**Excerpted records**

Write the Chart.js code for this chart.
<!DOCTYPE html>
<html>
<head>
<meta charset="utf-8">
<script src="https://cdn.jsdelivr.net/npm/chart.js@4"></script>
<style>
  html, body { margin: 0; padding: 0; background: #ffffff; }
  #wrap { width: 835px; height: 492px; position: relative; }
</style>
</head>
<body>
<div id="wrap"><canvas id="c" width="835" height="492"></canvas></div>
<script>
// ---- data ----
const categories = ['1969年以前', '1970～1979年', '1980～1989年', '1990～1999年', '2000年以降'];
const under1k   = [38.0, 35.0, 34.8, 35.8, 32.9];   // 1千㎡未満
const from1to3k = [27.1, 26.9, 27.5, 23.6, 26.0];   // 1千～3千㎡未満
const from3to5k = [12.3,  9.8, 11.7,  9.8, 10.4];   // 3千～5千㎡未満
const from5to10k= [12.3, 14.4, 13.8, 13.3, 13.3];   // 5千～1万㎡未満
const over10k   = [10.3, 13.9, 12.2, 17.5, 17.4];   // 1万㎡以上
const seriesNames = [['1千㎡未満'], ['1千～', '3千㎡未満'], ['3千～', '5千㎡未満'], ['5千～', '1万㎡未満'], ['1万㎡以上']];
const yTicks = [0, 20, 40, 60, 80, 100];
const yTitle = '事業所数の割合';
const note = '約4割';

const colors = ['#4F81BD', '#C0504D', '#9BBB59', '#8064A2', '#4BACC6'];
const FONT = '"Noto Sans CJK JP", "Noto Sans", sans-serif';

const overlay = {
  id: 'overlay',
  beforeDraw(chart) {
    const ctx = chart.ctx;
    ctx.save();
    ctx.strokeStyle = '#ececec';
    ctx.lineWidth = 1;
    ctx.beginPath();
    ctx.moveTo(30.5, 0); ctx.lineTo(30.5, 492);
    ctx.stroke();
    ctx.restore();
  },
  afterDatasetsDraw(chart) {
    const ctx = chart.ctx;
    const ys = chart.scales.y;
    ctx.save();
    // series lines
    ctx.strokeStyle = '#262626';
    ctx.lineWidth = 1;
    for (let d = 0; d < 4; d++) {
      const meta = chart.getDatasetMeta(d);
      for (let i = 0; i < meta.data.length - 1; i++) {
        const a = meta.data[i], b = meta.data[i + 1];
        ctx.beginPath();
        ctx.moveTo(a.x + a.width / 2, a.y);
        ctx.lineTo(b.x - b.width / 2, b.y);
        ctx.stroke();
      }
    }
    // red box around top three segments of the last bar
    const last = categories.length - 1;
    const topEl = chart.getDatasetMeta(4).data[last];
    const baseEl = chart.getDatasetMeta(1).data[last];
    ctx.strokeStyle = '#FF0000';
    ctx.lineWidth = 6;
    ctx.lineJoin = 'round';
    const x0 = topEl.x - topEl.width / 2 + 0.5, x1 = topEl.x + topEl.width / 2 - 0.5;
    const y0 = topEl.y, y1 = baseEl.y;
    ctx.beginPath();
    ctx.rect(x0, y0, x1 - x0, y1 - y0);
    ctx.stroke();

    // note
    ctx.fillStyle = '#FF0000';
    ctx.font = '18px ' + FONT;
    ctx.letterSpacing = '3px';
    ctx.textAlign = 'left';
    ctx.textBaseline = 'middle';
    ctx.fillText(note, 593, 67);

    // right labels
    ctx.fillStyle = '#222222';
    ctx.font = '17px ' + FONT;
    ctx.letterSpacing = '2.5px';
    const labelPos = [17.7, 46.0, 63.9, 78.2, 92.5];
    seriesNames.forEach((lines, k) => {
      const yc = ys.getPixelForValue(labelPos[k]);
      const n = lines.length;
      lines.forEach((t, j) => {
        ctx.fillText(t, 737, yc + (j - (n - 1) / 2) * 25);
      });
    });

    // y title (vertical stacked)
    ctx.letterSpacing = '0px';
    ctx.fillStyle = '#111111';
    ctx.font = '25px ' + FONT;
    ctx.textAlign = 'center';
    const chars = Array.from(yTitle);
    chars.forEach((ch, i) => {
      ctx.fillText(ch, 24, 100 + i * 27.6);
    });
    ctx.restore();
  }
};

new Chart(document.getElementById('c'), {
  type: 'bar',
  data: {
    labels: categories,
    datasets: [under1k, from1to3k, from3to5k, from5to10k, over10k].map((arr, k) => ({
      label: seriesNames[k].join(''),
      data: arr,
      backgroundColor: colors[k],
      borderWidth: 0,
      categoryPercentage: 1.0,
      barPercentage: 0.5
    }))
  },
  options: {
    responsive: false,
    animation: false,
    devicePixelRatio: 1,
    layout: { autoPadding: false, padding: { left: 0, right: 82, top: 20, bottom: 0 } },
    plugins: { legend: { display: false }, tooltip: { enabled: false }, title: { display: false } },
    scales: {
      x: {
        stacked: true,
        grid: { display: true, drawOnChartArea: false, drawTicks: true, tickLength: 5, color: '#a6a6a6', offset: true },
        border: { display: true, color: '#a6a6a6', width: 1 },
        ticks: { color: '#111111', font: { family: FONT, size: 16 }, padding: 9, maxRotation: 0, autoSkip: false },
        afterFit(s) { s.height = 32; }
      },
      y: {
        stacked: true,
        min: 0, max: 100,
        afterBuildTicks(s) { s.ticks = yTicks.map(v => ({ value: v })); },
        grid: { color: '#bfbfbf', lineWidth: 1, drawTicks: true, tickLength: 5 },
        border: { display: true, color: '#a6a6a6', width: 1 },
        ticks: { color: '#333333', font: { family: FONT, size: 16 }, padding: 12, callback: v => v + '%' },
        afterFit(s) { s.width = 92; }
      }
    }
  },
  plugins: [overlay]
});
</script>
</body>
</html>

---

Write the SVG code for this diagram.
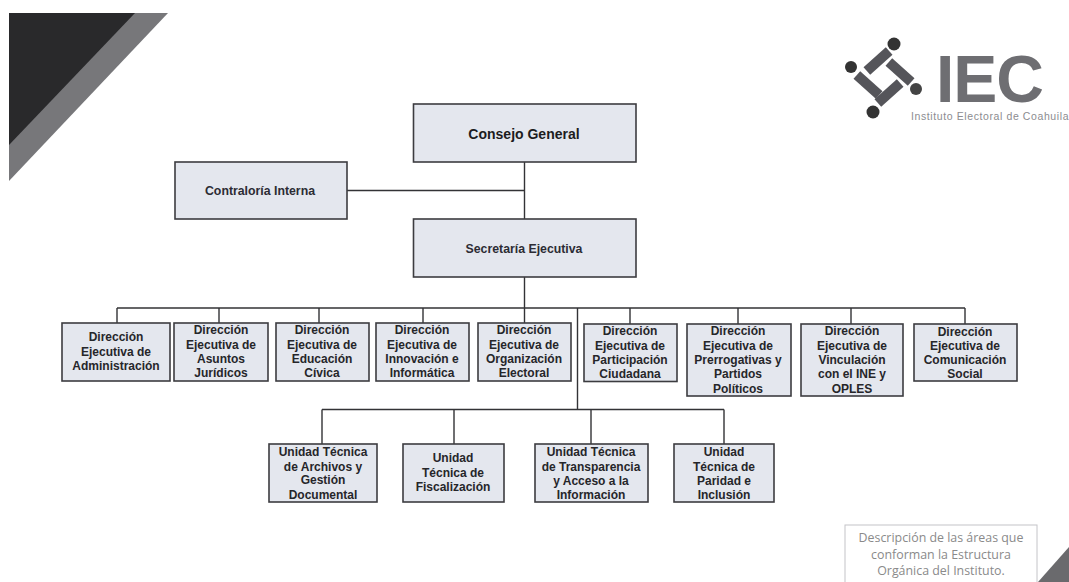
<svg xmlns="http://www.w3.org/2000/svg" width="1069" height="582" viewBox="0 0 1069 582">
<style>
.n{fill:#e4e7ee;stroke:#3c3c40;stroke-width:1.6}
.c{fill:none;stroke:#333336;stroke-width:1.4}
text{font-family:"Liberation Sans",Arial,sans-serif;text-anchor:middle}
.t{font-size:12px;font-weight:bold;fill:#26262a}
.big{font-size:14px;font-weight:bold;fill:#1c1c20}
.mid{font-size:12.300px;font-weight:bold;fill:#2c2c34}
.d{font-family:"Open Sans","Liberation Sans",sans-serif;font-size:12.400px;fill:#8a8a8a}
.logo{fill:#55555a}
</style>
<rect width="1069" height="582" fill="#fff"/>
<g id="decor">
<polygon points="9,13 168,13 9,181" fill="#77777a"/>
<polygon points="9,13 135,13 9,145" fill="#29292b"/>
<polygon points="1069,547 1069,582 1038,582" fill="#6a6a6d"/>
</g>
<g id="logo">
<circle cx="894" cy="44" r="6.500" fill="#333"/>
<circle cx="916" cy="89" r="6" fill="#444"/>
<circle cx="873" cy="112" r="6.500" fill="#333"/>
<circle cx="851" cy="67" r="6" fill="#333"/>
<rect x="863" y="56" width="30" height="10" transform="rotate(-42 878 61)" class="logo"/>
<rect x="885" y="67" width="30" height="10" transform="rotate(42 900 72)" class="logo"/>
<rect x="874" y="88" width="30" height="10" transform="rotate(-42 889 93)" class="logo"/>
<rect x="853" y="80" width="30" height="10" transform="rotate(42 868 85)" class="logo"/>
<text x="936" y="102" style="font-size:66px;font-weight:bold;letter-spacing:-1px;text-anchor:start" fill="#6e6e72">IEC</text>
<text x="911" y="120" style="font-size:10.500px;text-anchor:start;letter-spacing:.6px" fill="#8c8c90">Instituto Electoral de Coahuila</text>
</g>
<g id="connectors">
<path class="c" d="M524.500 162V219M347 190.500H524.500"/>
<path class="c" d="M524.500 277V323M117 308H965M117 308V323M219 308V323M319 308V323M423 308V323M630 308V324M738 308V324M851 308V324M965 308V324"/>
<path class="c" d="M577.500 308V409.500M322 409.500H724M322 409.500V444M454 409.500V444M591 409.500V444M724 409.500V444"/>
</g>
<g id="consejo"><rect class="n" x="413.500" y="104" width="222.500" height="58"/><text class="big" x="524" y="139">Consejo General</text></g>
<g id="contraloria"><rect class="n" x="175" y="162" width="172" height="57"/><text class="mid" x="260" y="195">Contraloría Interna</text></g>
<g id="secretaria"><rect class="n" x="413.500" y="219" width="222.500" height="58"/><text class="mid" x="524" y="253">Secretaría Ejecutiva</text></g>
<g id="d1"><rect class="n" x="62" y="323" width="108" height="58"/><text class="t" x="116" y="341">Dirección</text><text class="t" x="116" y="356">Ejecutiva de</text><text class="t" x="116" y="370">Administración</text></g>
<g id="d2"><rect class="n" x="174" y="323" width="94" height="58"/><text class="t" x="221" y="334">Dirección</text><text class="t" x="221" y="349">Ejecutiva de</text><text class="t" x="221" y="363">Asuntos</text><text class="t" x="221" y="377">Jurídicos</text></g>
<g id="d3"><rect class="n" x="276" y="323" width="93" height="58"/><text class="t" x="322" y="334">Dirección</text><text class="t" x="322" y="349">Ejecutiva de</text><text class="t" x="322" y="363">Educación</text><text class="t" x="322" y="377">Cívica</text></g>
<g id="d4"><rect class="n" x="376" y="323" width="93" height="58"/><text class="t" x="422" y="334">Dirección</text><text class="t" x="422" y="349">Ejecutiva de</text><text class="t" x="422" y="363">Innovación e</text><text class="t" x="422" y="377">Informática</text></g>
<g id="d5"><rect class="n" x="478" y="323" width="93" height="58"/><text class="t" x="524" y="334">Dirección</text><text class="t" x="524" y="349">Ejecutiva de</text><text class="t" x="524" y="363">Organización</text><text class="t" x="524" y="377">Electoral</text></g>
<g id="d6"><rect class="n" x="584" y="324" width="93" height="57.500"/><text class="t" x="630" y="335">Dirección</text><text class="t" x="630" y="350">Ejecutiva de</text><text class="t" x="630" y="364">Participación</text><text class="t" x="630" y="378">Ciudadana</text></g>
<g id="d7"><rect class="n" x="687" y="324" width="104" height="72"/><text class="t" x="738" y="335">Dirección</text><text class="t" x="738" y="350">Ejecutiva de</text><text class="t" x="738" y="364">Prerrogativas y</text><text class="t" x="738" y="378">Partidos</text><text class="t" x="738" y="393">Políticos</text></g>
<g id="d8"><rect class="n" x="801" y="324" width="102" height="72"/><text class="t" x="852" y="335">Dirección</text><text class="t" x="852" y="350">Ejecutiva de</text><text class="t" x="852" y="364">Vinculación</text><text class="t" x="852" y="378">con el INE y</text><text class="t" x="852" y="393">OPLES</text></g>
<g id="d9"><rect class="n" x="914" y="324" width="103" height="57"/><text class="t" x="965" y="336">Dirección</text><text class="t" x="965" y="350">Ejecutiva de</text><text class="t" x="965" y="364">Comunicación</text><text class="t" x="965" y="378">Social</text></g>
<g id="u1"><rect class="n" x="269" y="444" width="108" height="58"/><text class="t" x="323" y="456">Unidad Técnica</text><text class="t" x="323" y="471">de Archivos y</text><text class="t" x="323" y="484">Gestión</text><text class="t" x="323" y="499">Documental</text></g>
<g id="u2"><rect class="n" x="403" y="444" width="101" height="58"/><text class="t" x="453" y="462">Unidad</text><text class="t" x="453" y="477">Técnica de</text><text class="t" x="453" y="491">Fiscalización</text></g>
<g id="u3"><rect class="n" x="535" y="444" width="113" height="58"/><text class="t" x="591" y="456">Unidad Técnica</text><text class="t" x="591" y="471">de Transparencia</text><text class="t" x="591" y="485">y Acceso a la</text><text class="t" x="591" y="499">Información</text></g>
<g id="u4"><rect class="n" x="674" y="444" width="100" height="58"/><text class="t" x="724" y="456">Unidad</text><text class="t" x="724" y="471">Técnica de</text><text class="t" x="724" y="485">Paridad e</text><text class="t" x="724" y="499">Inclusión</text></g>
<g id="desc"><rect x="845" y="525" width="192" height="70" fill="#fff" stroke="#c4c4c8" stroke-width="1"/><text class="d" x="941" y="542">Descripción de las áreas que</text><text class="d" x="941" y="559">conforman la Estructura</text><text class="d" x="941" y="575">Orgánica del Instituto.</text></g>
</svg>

**Stated task**
Extract and reproduce exactly the lines opening with the line containing "Write the Chart.js code for this chart." and closing with the line containing "const note = '約4割';", inclusive.

**Written answer**
Write the Chart.js code for this chart.
<!DOCTYPE html>
<html>
<head>
<meta charset="utf-8">
<script src="https://cdn.jsdelivr.net/npm/chart.js@4"></script>
<style>
  html, body { margin: 0; padding: 0; background: #ffffff; }
  #wrap { width: 835px; height: 492px; position: relative; }
</style>
</head>
<body>
<div id="wrap"><canvas id="c" width="835" height="492"></canvas></div>
<script>
// ---- data ----
const categories = ['1969年以前', '1970～1979年', '1980～1989年', '1990～1999年', '2000年以降'];
const under1k   = [38.0, 35.0, 34.8, 35.8, 32.9];   // 1千㎡未満
const from1to3k = [27.1, 26.9, 27.5, 23.6, 26.0];   // 1千～3千㎡未満
const from3to5k = [12.3,  9.8, 11.7,  9.8, 10.4];   // 3千～5千㎡未満
const from5to10k= [12.3, 14.4, 13.8, 13.3, 13.3];   // 5千～1万㎡未満
const over10k   = [10.3, 13.9, 12.2, 17.5, 17.4];   // 1万㎡以上
const seriesNames = [['1千㎡未満'], ['1千～', '3千㎡未満'], ['3千～', '5千㎡未満'], ['5千～', '1万㎡未満'], ['1万㎡以上']];
const yTicks = [0, 20, 40, 60, 80, 100];
const yTitle = '事業所数の割合';
const note = '約4割';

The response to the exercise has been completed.